— start Dataset section —

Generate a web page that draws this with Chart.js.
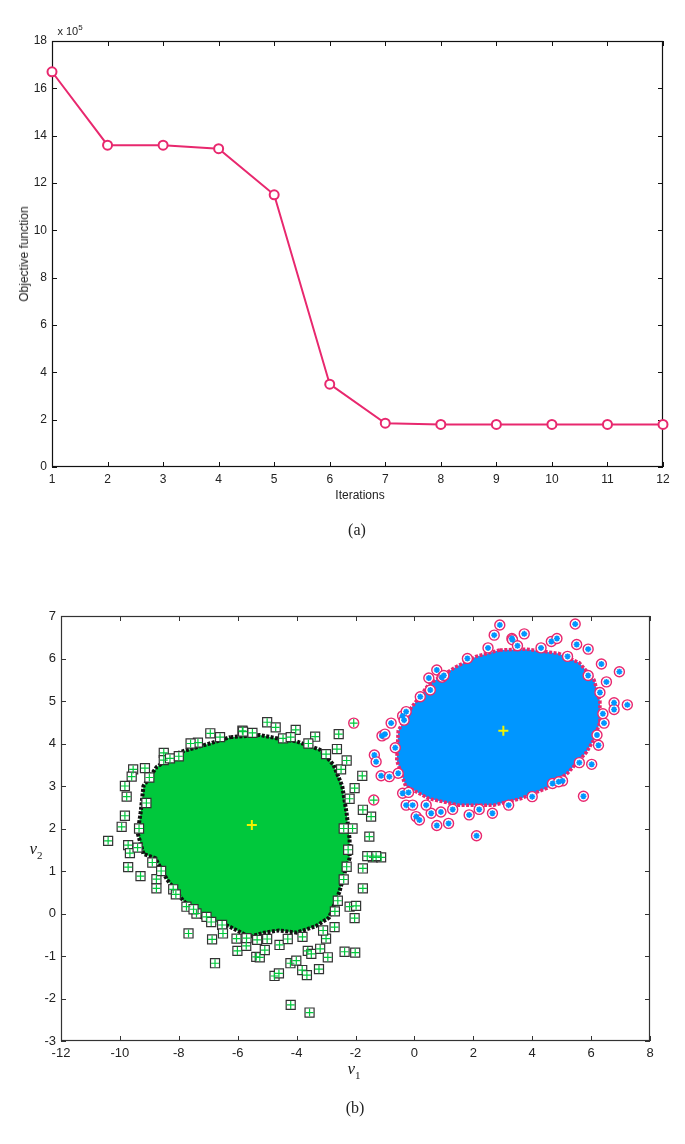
<!DOCTYPE html>
<html lang="en">
<head>
<meta charset="UTF-8">
<title>Objective function and clusters</title>
<script src="https://cdn.jsdelivr.net/npm/chart.js"></script>
<style>
  body { margin: 0; background: #fff; }
  #page { position: relative; width: 685px; height: 1144px; overflow: hidden;
          font-family: "Liberation Sans", Arial, sans-serif; color: #222; }
  canvas { position: absolute; left: 0; }
  .lbl { position: absolute; white-space: nowrap; transform: translate(-50%, -50%); }
  .serif { font-family: "Liberation Serif", "Times New Roman", serif; }
</style>
</head>
<body>
<div id="page">
  <canvas id="chartA" width="685" height="510" style="top:0"></canvas>
  <canvas id="chartB" width="685" height="520" style="top:560px"></canvas>

  <div class="lbl" style="left:70px;top:30px;font-size:11px">x 10<sup style="font-size:8px">5</sup></div>
  <div class="lbl" style="left:24px;top:254px;font-size:12px;transform:translate(-50%,-50%) rotate(-90deg)">Objective function</div>
  <div class="lbl" style="left:360px;top:495px;font-size:12px">Iterations</div>
  <div class="lbl serif" style="left:357px;top:530px;font-size:16px">(a)</div>

  <div class="lbl serif" style="left:36px;top:850px;font-size:17px"><i>ν</i><sub style="font-size:11px">2</sub></div>
  <div class="lbl serif" style="left:354px;top:1070px;font-size:17px"><i>ν</i><sub style="font-size:11px">1</sub></div>
  <div class="lbl serif" style="left:355px;top:1108px;font-size:16px">(b)</div>
</div>

<script>
// ---- (a) objective function per iteration (values in units of 10^5)
const iterations = [1, 2, 3, 4, 5, 6, 7, 8, 9, 10, 11, 12];
const objective = [16.7, 13.6, 13.6, 13.45, 11.5, 3.5, 1.85, 1.8, 1.8, 1.8, 1.8, 1.8];
const objTicks = [0, 2, 4, 6, 8, 10, 12, 14, 16, 18];

// ---- (b) clustered data in (v1, v2)
const v1Ticks = [-12, -10, -8, -6, -4, -2, 0, 2, 4, 6, 8];
const v2Ticks = [-3, -2, -1, 0, 1, 2, 3, 4, 5, 6, 7];

// outline of the dense part of cluster 1 (green)
const greenCore = [
  [-6.25, 4.15], [-5.25, 4.2], [-4.5, 4.1], [-4.0, 4.05], [-3.2, 3.85], [-2.75, 3.5],
  [-2.45, 3.0], [-2.3, 2.35], [-2.2, 1.75], [-2.2, 1.3], [-2.35, 1.0], [-2.55, 0.5],
  [-2.9, -0.1], [-3.35, -0.3], [-4.0, -0.45], [-4.6, -0.4], [-5.1, -0.45], [-5.6, -0.55],
  [-6.3, -0.3], [-7.2, -0.1], [-7.85, 0.3], [-8.4, 0.8], [-8.8, 1.3], [-9.2, 1.4],
  [-9.4, 1.9], [-9.3, 2.35], [-9.2, 3.0], [-8.75, 3.45], [-7.95, 3.8], [-6.95, 4.0],
  [-6.25, 4.15]
];
// scattered points of cluster 1
const greenPts = [
  [-6.93, 4.24], [-5.84, 4.30], [-8.51, 3.78], [-8.51, 3.61], [-9.55, 3.39], [-9.15, 3.42],
  [-9.6, 3.22], [-9.83, 3.0], [-9.77, 2.75], [-9.83, 2.30], [-9.94, 2.04], [-10.4, 1.71],
  [-9.72, 1.61], [-9.66, 1.42], [-7.35, 4.02], [-7.6, 4.0], [-9.72, 1.09], [-9.30, 0.88],
  [-8.76, 0.81], [-8.76, 0.59], [-8.19, 0.57], [-7.74, 0.16], [-7.4, 0.0], [-7.06, -0.08],
  [-7.67, -0.47], [-6.87, -0.61], [-6.53, -0.27], [-6.5, -0.47], [-6.01, -0.88], [-5.71, -0.76],
  [-5.37, -1.02], [-6.77, -1.17], [-5.25, -1.03], [-5.08, -0.86], [-4.58, -0.74], [-4.75, -1.47],
  [-4.6, -1.41], [-4.21, -1.17], [-4.01, -1.11], [-3.81, -1.33], [-3.65, -1.45], [-3.62, -0.88],
  [-3.5, -0.95], [-3.24, -1.31], [-3.2, -0.83], [-2.94, -1.03], [-2.37, -0.9], [-2.01, -0.92],
  [-4.2, -2.15], [-3.56, -2.33], [-2.2, 0.16], [-1.98, 0.18], [-2.03, -0.11], [-1.75, 0.59],
  [-1.75, 1.06], [-1.41, 1.32], [-1.13, 1.32], [-3.0, -0.59], [-2.71, -0.32], [-6.04, -0.59],
  [-5.7, -0.58], [-5.34, -0.62], [-5.0, 4.5], [-5.82, 4.28], [-4.71, 4.38], [-4.03, 4.32],
  [-3.37, 4.16], [-2.57, 4.22], [-2.63, 3.87], [-2.49, 3.39], [-1.77, 3.24], [-2.03, 2.95],
  [-1.47, 2.28], [-1.53, 1.81], [-1.75, 2.44], [-1.3, 1.35], [-1.6, 1.35], [-4.46, 4.12],
  [-3.6, 4.0], [-2.3, 3.6], [-2.2, 2.7], [-2.1, 2.0], [-2.25, 1.5], [-2.4, 0.8], [-2.6, 0.3],
  [-3.1, -0.4], [-3.8, -0.55], [-4.3, -0.6], [-5.0, -0.6], [-8.9, 1.2], [-9.1, 2.6],
  [-9.0, 3.2], [-8.3, 3.65], [-8.0, 3.7], [-6.6, 4.15], [-5.5, 4.25], [-4.2, 4.15], [-3.0, 3.75],
  [-9.35, 2.0], [-9.4, 1.55], [-8.6, 1.0], [-8.1, 0.45], [-7.5, 0.1], [-6.9, -0.2],
  [-2.4, 2.0], [-2.3, 1.1], [-2.7, 0.05]
];

// outline of the dense part of cluster 2 (blue)
const blueCore = [
  [2.9, 6.2], [3.8, 6.22], [4.9, 6.12], [5.6, 5.9], [6.1, 5.5], [6.3, 5.0], [6.3, 4.5],
  [6.1, 4.1], [5.85, 3.8], [5.2, 3.3], [4.5, 2.95], [3.6, 2.7], [2.7, 2.55], [1.5, 2.55],
  [0.5, 2.7], [-0.3, 3.0], [-0.6, 3.6], [-0.55, 4.3], [-0.1, 4.85], [0.5, 5.4], [1.4, 5.8],
  [2.1, 6.05], [2.9, 6.2]
];
// scattered points of cluster 2
const bluePts = [
  [2.9, 6.79], [2.71, 6.55], [3.31, 6.47], [3.73, 6.58], [4.65, 6.4], [4.84, 6.47],
  [5.46, 6.81], [5.51, 6.33], [5.9, 6.22], [6.35, 5.87], [6.96, 5.69], [6.52, 5.45],
  [6.78, 4.96], [7.23, 4.91], [6.78, 4.8], [6.44, 4.48], [6.25, 3.96], [6.02, 3.51],
  [5.74, 2.76], [5.03, 3.12], [4.69, 3.06], [0.49, 5.54], [0.76, 5.73], [0.94, 5.56],
  [0.54, 5.26], [-0.4, 4.65], [-0.28, 4.75], [-0.79, 4.48], [-1.1, 4.18], [-1.0, 4.22],
  [-1.36, 3.73], [-1.3, 3.57], [-1.13, 3.24], [-0.85, 3.22], [-0.4, 2.83], [-0.28, 2.55],
  [0.06, 2.28], [0.17, 2.2], [0.57, 2.36], [0.76, 2.07], [1.16, 2.12], [1.86, 2.32],
  [2.11, 1.83], [2.65, 2.36], [-0.06, 2.55], [0.9, 2.39], [3.33, 6.44],
  [1.8, 6.0], [2.5, 6.25], [3.5, 6.3], [4.3, 6.25], [5.2, 6.05], [5.9, 5.6], [6.3, 5.2],
  [6.4, 4.7], [6.2, 4.2], [5.6, 3.55], [4.9, 3.1], [4.0, 2.75], [3.2, 2.55], [2.2, 2.45],
  [1.3, 2.45], [0.4, 2.55], [-0.2, 2.85], [-0.55, 3.3], [-0.65, 3.9], [-0.35, 4.55],
  [0.2, 5.1], [1.0, 5.6]
];
// cluster-1 points that got cluster-2 circles
const strayPts = [[-2.06, 4.48], [-1.38, 2.67]];
const centroids = [[-5.52, 2.08], [3.02, 4.3]];

const PINK = '#e8286e';
const GREEN = '#00c83c';
const BLUE = '#0096ff';

// MATLAB-like box with inward ticks on all four sides
const boxTicks = {
  id: 'boxTicks',
  beforeDatasetsDraw(chart, args, opts) {
    const { ctx, chartArea: a, scales: { x, y } } = chart;
    const len = opts.len || 5;
    ctx.save();
    ctx.strokeStyle = opts.color || '#000';
    ctx.lineWidth = 1;
    ctx.beginPath();
    x.ticks.forEach(t => {
      const px = Math.round(x.getPixelForValue(t.value)) + 0.5;
      ctx.moveTo(px, a.bottom); ctx.lineTo(px, a.bottom - len);
      ctx.moveTo(px, a.top); ctx.lineTo(px, a.top + len);
    });
    y.ticks.forEach(t => {
      const py = Math.round(y.getPixelForValue(t.value)) + 0.5;
      ctx.moveTo(a.left, py); ctx.lineTo(a.left + len, py);
      ctx.moveTo(a.right, py); ctx.lineTo(a.right - len, py);
    });
    ctx.stroke();
    ctx.lineWidth = 1.2;
    ctx.strokeRect(Math.round(a.left) + 0.5, Math.round(a.top) + 0.5,
                   Math.round(a.width) - 1, Math.round(a.height) - 1);
    ctx.restore();
  }
};

function axis(ticksArr, min, max, size, horizontal, fontSize) {
  return {
    type: 'linear', min: min, max: max,
    grid: { display: false, drawTicks: false },
    border: { display: false },
    afterBuildTicks: s => { s.ticks = ticksArr.map(v => ({ value: v })); },
    afterFit: s => {
      if (horizontal) { s.height = size; s.paddingLeft = 0; s.paddingRight = 0; }
      else { s.width = size; s.paddingTop = 0; s.paddingBottom = 0; }
    },
    ticks: {
      padding: 5, autoSkip: false, maxRotation: 0, color: '#222',
      font: { family: '"Liberation Sans", Arial, sans-serif', size: fontSize },
      callback: v => String(v)
    }
  };
}

// ---------- chart (a)
new Chart(document.getElementById('chartA'), {
  type: 'line',
  data: {
    datasets: [{
      data: objective.map((v, i) => ({ x: iterations[i], y: v })),
      borderColor: PINK, borderWidth: 2, tension: 0, clip: false,
      pointStyle: 'circle', pointRadius: 4.5, pointBorderWidth: 2,
      pointBackgroundColor: '#fff', pointBorderColor: PINK
    }]
  },
  options: {
    responsive: false, animation: false, events: [],
    layout: { padding: { top: 41, right: 22, left: 0, bottom: 0 } },
    plugins: { legend: { display: false }, tooltip: { enabled: false }, boxTicks: { color: '#111', len: 5 } },
    scales: {
      x: axis(iterations, 1, 12, 43, true, 12),
      y: axis(objTicks, 0, 18, 52, false, 12)
    }
  },
  plugins: [boxTicks]
});

// ---------- chart (b)
const pts = arr => arr.map(p => ({ x: p[0], y: p[1] }));

new Chart(document.getElementById('chartB'), {
  type: 'scatter',
  data: {
    datasets: [
      { type: 'line', data: pts(greenCore), order: 10, fill: 'shape', backgroundColor: GREEN,
        borderColor: '#111', borderWidth: 4, borderDash: [3, 1.5], pointRadius: 0, tension: 0 },
      { data: pts(greenPts), order: 9, pointStyle: 'rect', pointRadius: 6.4,
        pointBorderColor: '#333', pointBackgroundColor: '#fff', pointBorderWidth: 1.2 },
      { data: pts(greenPts), order: 8, pointStyle: 'cross', pointRadius: 4,
        pointBorderColor: GREEN, pointBorderWidth: 1.2 },
      { type: 'line', data: pts(blueCore), order: 7, fill: 'shape', backgroundColor: BLUE,
        borderColor: PINK, borderWidth: 3.5, borderDash: [3, 1.5], pointRadius: 0, tension: 0 },
      { data: pts(bluePts), order: 6, pointStyle: 'circle', pointRadius: 5,
        pointBorderColor: PINK, pointBackgroundColor: '#fff', pointBorderWidth: 1.4 },
      { data: pts(bluePts), order: 5, pointStyle: 'star', pointRadius: 3,
        pointBorderColor: BLUE, pointBorderWidth: 1.6 },
      { data: pts(strayPts), order: 4, pointStyle: 'circle', pointRadius: 5,
        pointBorderColor: PINK, pointBackgroundColor: '#fff', pointBorderWidth: 1.4 },
      { data: pts(strayPts), order: 3, pointStyle: 'cross', pointRadius: 4,
        pointBorderColor: GREEN, pointBorderWidth: 1.2 },
      { data: pts(centroids), order: 1, pointStyle: 'cross', pointRadius: 5,
        pointBorderColor: '#f2f200', pointBorderWidth: 2 }
    ]
  },
  options: {
    responsive: false, animation: false, events: [],
    layout: { padding: { top: 56, right: 35, left: 0, bottom: 0 } },
    plugins: { legend: { display: false }, tooltip: { enabled: false }, boxTicks: { color: '#333', len: 5 } },
    scales: {
      x: axis(v1Ticks, -12, 8, 39, true, 13),
      y: axis(v2Ticks, -3, 7, 61, false, 13)
    }
  },
  plugins: [boxTicks]
});
</script>
</body>
</html>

— end Dataset section —

Aim - Pick out and copy the lines of the material that include the word "with".

Exercise solution -
Generate a web page that draws this with Chart.js.
// MATLAB-like box with inward ticks on all four sides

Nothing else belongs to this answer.